2. Wide Variety Of Signers With Varying Levels Of Sophistication
Signature in healthcare is about as complex as it can be. You have a lot of individuals you need to capture signatures from. The most obvious are patients and clinicians, be they doctors, nurses, home health aides, ATPs or others who are providing care. Signatures are also required from administrators when answer ADRs, audits, and other inquiries or handling contract negotiations or managing shipping and receiving. Take that all in and you have a lot of different types of people with a lot of different skillsets who need to be engaged.

Electronic signature tools enable you to reach a broad audience with a standardized and user-friendly interface that will guide them, step by step. And you control it all from a centralized system.

3. Signature Occurs In A Lot Of Different Environments
In addition to a wide variety of signers, signature in healthcare is required in a lot of different environments. Signature might need to be captured from someone at a distance and currently you use email, fax or physical mail to obtain it. Sometimes signature is captured in person but that could be at the provider’s location, out in the field, or in the patient’s home.

Not everyone is near a fax machine. Not everyone is in front of a computer all day — in fact, many aren’t — and they all have varying amounts of time. This deepens the need for ease and flexibility of e-signature tools. As long as they have access to a web-enabled device, whether it is a computer, phone, or tablet, they can sign.

4. Need To Go Beyond Basic Signature
In healthcare, signature isn’t just the sealing of a deal. It is used in many different ways depending on the sector of healthcare, the user, and the signer. In some cases, it’s a physician authorizing a prescription. Sometimes it’s the patient acknowledging fiscal responsibility on an ABN. It can be a CFO attesting to the accuracy of the audit submission or a warehouse employee approving acceptance of a shipment. There are many more use cases as well.

Managing paper forms is messy and requires additional data entry. You need a single tool that will allow you to capture data in addition to approval, acknowledgement, and authorization.

5. Signature Is Rarely The Last Step In A Process
What is probably the most significant difference between healthcare and other industries when it comes to e-signature is that it’s rarely used at the end of a process.

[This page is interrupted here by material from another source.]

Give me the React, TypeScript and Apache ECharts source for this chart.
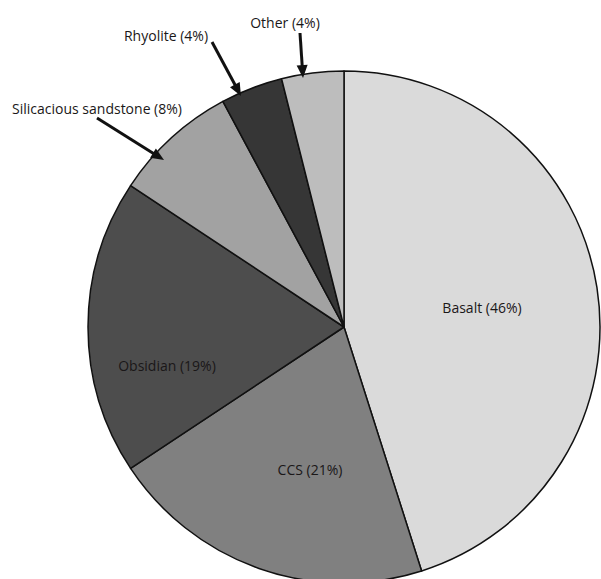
import React, { useEffect, useRef } from "react";
import * as echarts from "echarts";

const categories = ["Basalt", "CCS", "Obsidian", "Silicacious sandstone", "Rhyolite", "Other"];
const values = [46, 21, 19, 8, 4, 4];
const colors = ["#dadada", "#808080", "#4d4d4d", "#a2a2a2", "#363636", "#bdbdbd"];
// label anchor positions (centre of text)
const labelPos: [number, number][] = [
  [482, 307],
  [310, 469],
  [167, 365],
  [97, 108],
  [166, 35],
  [285, 22],
];
// arrows: [startX, startY, tipX, tipY]
const arrows: [number, number, number, number][] = [
  [97, 118, 164, 160],
  [212, 42, 241, 96],
  [300, 33, 303, 78],
];

function arrowGraphics() {
  const out: any[] = [];
  arrows.forEach(([x1, y1, x2, y2]) => {
    const dx = x2 - x1, dy = y2 - y1;
    const len = Math.sqrt(dx * dx + dy * dy);
    const ux = dx / len, uy = dy / len;
    const nx = -uy, ny = ux;
    const L = 13, W = 11;
    const bx = x2 - ux * L, by = y2 - uy * L;
    out.push({
      type: "line",
      shape: { x1, y1, x2: bx + ux * 2, y2: by + uy * 2 },
      style: { stroke: "#111", lineWidth: 3 },
      z: 100,
    });
    out.push({
      type: "polygon",
      shape: { points: [[x2, y2], [bx + nx * W / 2, by + ny * W / 2], [bx - nx * W / 2, by - ny * W / 2]] },
      style: { fill: "#111" },
      z: 100,
    });
  });
  return out;
}

export default function App() {
  const ref = useRef<HTMLDivElement>(null);
  useEffect(() => {
    document.body.style.margin = "0";
    const chart = echarts.init(ref.current!, null, { renderer: "svg" });
    chart.setOption({
      animation: false,
      backgroundColor: "#ffffff",
      series: [
        {
          type: "pie",
          center: [344, 327],
          radius: 256,
          startAngle: 90,
          clockwise: true,
          avoidLabelOverlap: false,
          silent: true,
          itemStyle: { borderColor: "#111", borderWidth: 1.5 },
          label: {
            show: true,
            position: "inside",
            fontFamily: "Open Sans",
            fontSize: 14,
            color: "#1a1718",
            formatter: (p: any) => `${p.name} (${p.value}%)`,
          },
          labelLine: { show: false },
          labelLayout: (p: any) => ({
            x: labelPos[p.dataIndex][0],
            y: labelPos[p.dataIndex][1],
            align: "center",
            verticalAlign: "middle",
          }),
          data: categories.map((c, i) => ({
            name: c,
            value: values[i],
            itemStyle: { color: colors[i] },
          })),
        },
      ],
      graphic: arrowGraphics(),
    });
    return () => chart.dispose();
  }, []);
  return <div ref={ref} style={{ width: 601, height: 579 }} />;
}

It often triggers a process to start or is needed right at the beginning, and then it’s needed in the middle, from someone else — and it’s on many different forms in many different places.

For something more transactional like contract negotiations or a sales effort, the signature is the final moment. Signature is what you’re working toward. In healthcare, signature is what you need to actually do the work.

These complex, layered workflows require a sophisticated tool. Plus, the urgency of deadlines drives the need for alerts and escalations with enough time to take action. In healthcare, missing information can cause delays that may put your earned revenue at stake.